Soul Survivor or Body Believer?
Its relatively easy for most people to accept that they have a soul that will survive death and go to heaven - who wouldn't want to believe that? And after all, the animating energy of life itself is a great mystery that keeps us guessing about where it comes from and where it goes when glowing flesh becomes rotting corpse. But for the evangelist concerned with communicating the original Christian hope (rather than its modern Gnostic variant) it's a hard sell to persuade people that our present bodies will at some unknown future moment be reconstituted to enjoy a new eternal life in a renewed cosmos. Perhaps that's why I don't think I've ever, in 30 years of being around a whole range of church meetings and evangelistic events, heard an evangelist promise resurrection. Yet I hear them promise eternity in heaven all the time.

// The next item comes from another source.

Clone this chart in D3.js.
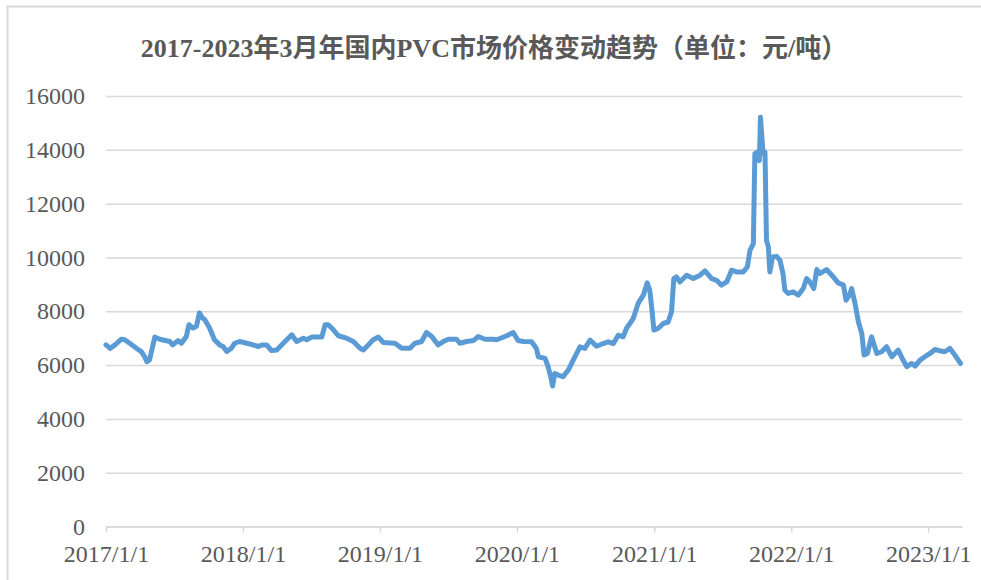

Related to this I wonder if hope may instead be found in the practice of full immersion baptism. Above all else it's a statement about the death, burial and resurrection of the whole body. Let's get real, if we believed that the body is just a temporary shell we could indicate the presence of a soul waiting for collection in other ways, such as a sign on the forehead, a cross would be appropriate. But the authentic Christian hope is not that we will be soul survivors, rather the body is of great and lasting value in God's eternal order. But like I say, it's a hard sell.
4 comments:
Hmmm... Matt a question for you... do you think that "Heaven" as in the Heaven we subscribe to when we say "when I die my soul will go to be with Jesus in Heaven" is a biblical proposition... I'm not sure what I think... Jesus doesn't talk a lot about heaven, but there is a clearly defined theology of resurrection at the second coming (though he says to the theif on the cross "later you will be with me in paradise".) Thoughts?
Hi Jon,
Rather than responding to your comment here I'll blog about it a bit more as its a bit subject.
M
Amen but - I reckon at its most fundamental baptism is to do with cleansing (the water is a bit of a give away).
Not so much souls going to heaven as resurrected beings as part of an all new God-filled heaven-earth cosmos.
Matt,
Interesting topic...way beyond the scope of a paragraph to cover it all I believe!
It is something I have often wondered about...heaven on earth, a New Jerusalem, resurrection bodies. However I have also come to realise that although interesting, relevant and scriptural it is not a topic that is going to make me turn on my faith. At the bottom line I am more looking forward to fulfilling my full potential as a created being by dwelling with my creator than I am to discovering what shape or form that may take.
I think you make a good point by saying that it is easy to believe in a soul and the resurrection body has been somewhat overlooked but perhaps for good reason. I would not want to authoritively state what exactly is going to happen post physical death. I mean a resurrection body is fine...but if it resembles at all the human form then at what age and stage does it resemble? Is it the case that Jesus had a resurrection body and that is why some people didn't recognise him? How does God the Father relate in heaven to a physical resurrection body if He himself is not in that form? And as you state yourself how does a rotting human corpse somehow become the resurrection body?
I know these points are slightly off track on your blog (in that the main point is that it is not the soul alone that survives death) but I think it is questions like these that stop people 'selling' the idea of a resurrection body. At the end of the day I believe that as humans we can only glimpse a small vision of heaven (we are temporal beings in both dimension and thought) and to grasp the full outworking of the resurrection is probably beyond most of us.